Just seven weeks have passed since Celtic last played competitively, but this match was a long time in coming for their manager, Ronny Deila. The Norwegian’s debut season in Scotland was a double-winning success but in some quarters his failure to secure Champions League football tainted an entire campaign. With this comprehensive win over Iceland’s Stjarnan, Deila has at least set the course – albeit a year later than originally planned – for Europe.

“It’s a good result but I hoped that we could finish the game off,” said Deila. “We had the chances to win by more but we were not effective enough. They played how we are used to opposition teams playing – very deep for long periods. But some teams need to do that and it was hard for us.”

Indeed, Celtic will reflect on how better finishing – and converting a 77th-minute penalty – could have rendered next week’s return leg little more than a formality.

Nadir Ciftci – who was handed his competitive debut less than a week after his move from Dundee United – passed up numerous chances.

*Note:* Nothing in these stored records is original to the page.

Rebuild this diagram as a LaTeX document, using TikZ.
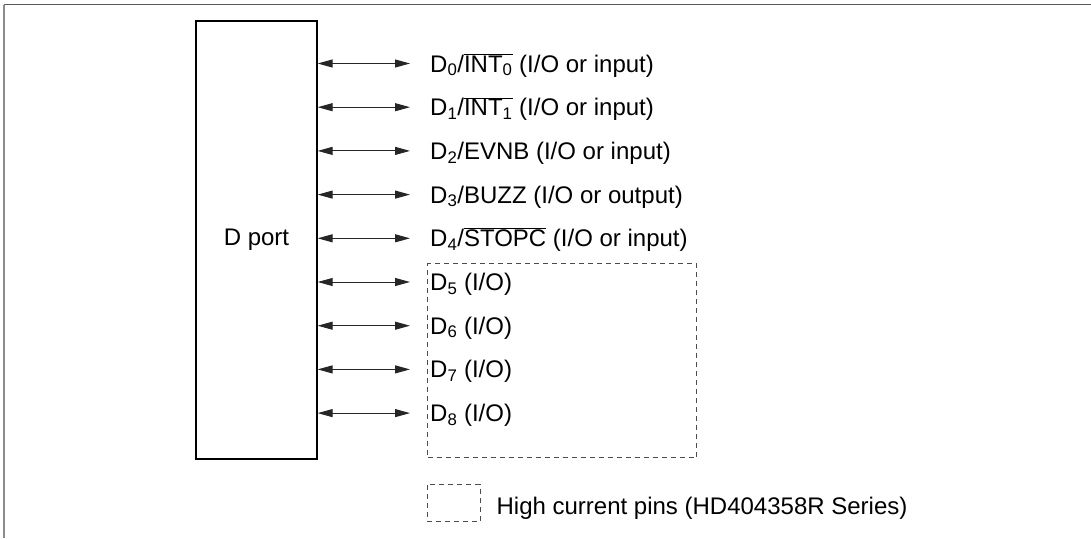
\documentclass[tikz,border=0pt]{standalone}
\usepackage{fontspec}
\setmainfont{Liberation Sans}
\usetikzlibrary{arrows.meta}
\newcommand{\ovl}[1]{$\overline{\mbox{#1}}$}
\begin{document}
\begin{tikzpicture}[x=1pt,y=-1pt,
  font=\fontsize{24}{29}\selectfont,
  frame/.style={line width=1.6pt},
  port/.style={draw, line width=1.3pt, minimum width=121pt, minimum height=438pt, inner sep=0pt},
  pinlbl/.style={anchor=base west, inner sep=0pt},
  link/.style={line width=1pt, black!85, {Triangle[length=15pt,width=8pt]}-{Triangle[length=15pt,width=8pt]}},
  hc/.style={draw=black!70, dash pattern=on 5pt off 4pt, line width=1pt, inner sep=0pt}]
\useasboundingbox (0,0) rectangle (1091,538);
\draw[frame, black!65] (4,4.5) -- (1091,4.5);
\draw[frame, black!45] (4,4.5) -- (4,538);
\node[port] (dport) at (256.5,240) {D port};
\node[hc, minimum width=269pt, minimum height=194pt, anchor=north west] (hcbox) at (427,263) {};
\foreach \k/\t in {
  0/{D\textsubscript{0}/\ovl{INT\textsubscript{0}} (I/O or input)},
  1/{D\textsubscript{1}/\ovl{INT\textsubscript{1}} (I/O or input)},
  2/{D\textsubscript{2}/EVNB (I/O or input)},
  3/{D\textsubscript{3}/BUZZ (I/O or output)},
  4/{D\textsubscript{4}/\ovl{STOPC} (I/O or input)},
  5/{D\textsubscript{5} (I/O)},
  6/{D\textsubscript{6} (I/O)},
  7/{D\textsubscript{7} (I/O)},
  8/{D\textsubscript{8} (I/O)}}{
  \coordinate (c\k) at (410,{63.5+43.7*\k});
  \node[pinlbl] (l\k) at (430,{72+43.7*\k}) {\t};
  \draw[link] (dport.east |- c\k) -- (c\k);
}
\node[hc, minimum width=53pt, minimum height=37.4pt] (legbox) at (453.5,503) {};
\node[pinlbl] (legtext) at (496.4,514.3) {High current pins (HD404358R Series)};
\end{tikzpicture}
\end{document}
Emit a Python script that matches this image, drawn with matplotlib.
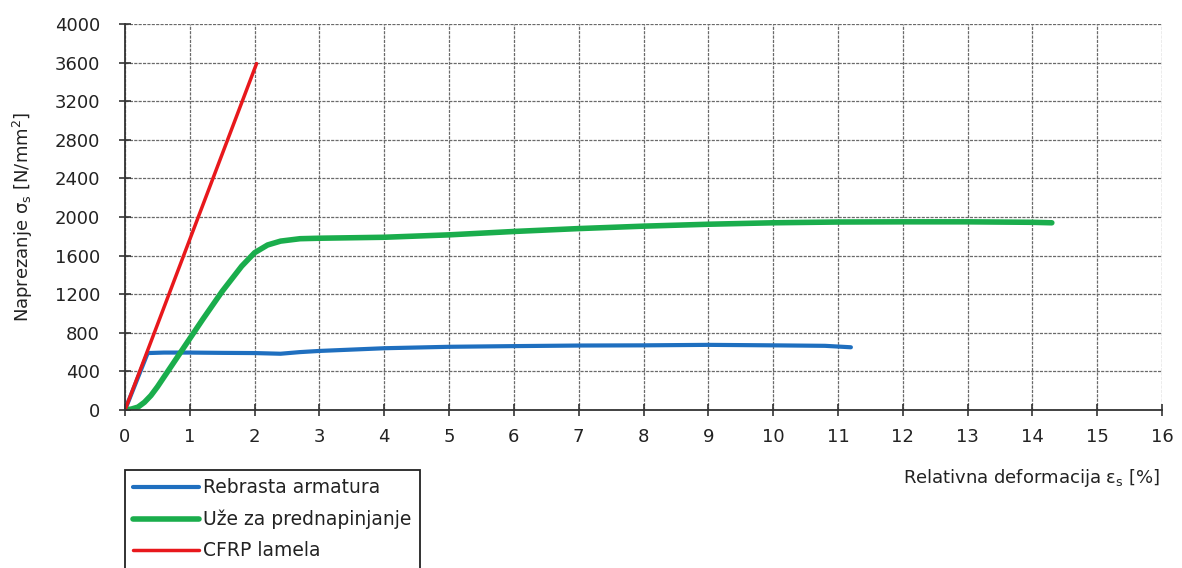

The crowd, forgiving at first towards the new signing, soon became impatient.

“Nadir needs time because he’s only been training with us for a week,” Deila explained. “He needs to start playing to get up to the level we know he can play at.”

Despite a largely dominant first half, Celtic struggled to find the opener, with both Ciftci and Stuart Armstrong thwarted by the Stjarnan goalkeeper, Gunnar Nielsen.

“He held us in the game,” the Stjarnan manager, Runar Pall Sigmundsson, said afterwards. But just as Celtic Park prepared to greet the half-time whistle with a collective groan, the home team took the lead. Stefan Johansen and Mikael Lustig worked a short corner between them, swinging in a delivery for another debutant, Dedryck Boyata, to power home a towering header.

Deila’s side were reminded of just how precarious a single-goal lead in Europe can be after the restart, with Jeppe Hansen and Hordur Arnason coming close to restoring parity. Celtic’s second goal came as an abrupt retort, however, with Johansen breaking through a packed Stjarnan defence following a tidy passing move to toe-poke into the bottom corner.

Celtic should have extended their advantagefurther after 77 minutes, when Johansen was felled in the box by Arnason. Johansen got to his feet and tussled with the designated penalty taker, Leigh Griffiths, for the ball – with Nielsen pulling off a full-stretch save to deny the latter.

“It should be very clear – it’s Leigh Griffiths who takes the penalties,” an irked Deila reiterated, stating that Griffiths was surely distracted by the quarrel that preceded his kick. “Hopefully that’s the last time we see that, because it’s not professional. It impacts on the taker. Everyone knows the longer you wait the more chance you have of missing.”